Guess Who's Coming To The '68 Comeback Special

Over at Shadowplay, David Cairns has one of the best of the lot, Days of Matthew, in our '68 Comeback Special. He does a truly awesome job summing up its cumulative effect and few missteps, which is handy because if I'd gotten it I would have compared it to one of my favourite films ever, Philippe Grandrieux's Un Lac, and called it a day. Grandrieux has never, to my knowledge, acknowledged the comparison, and there are enough elements that keep it from being a straight-up remake, but Days of Matthew does haunt Un Lac's simple story of a family, including a troubled brother with a dependency on his sister, living in a cabin on a wooded island that supports a logging community. Grandrieux and director Witold Leszczyński both use the story as ways of imparting their definition of cinema at their purest, each edit and close-up a window into their celluloid souls.
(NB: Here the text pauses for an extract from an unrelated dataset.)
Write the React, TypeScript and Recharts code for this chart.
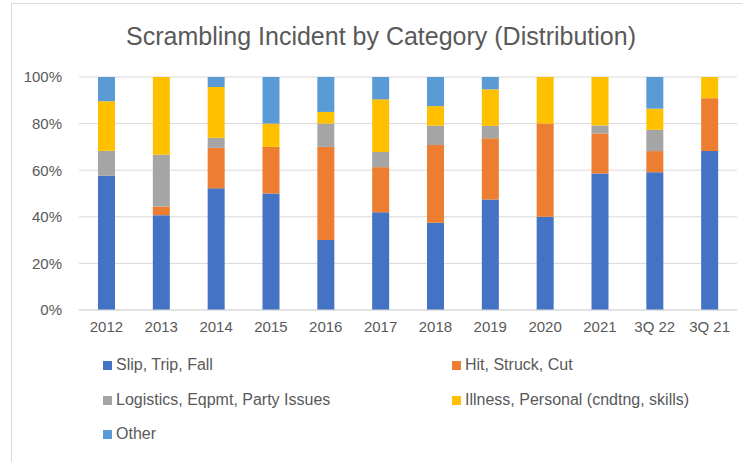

Leszczyński died in 2007, right around the time Grandrieux would have been deciding to make the movie, so I like to think that even if he wasn't consciously paying homage to the great polish director, that some phantom took the form of coincidence and forced Grandrieux to tell this story when he did, just like all those terrible Hollywood ghost movies. Anyway, David's appraisal is nice indeed, and makes for a better read than my borderline-Buddhist musings, and he ties it quite nicely into the British new wave! Also worth pointing out that he's been telling the story of his and Paul Duane's fabulous, poetic documentary Natan over at Mostly Film.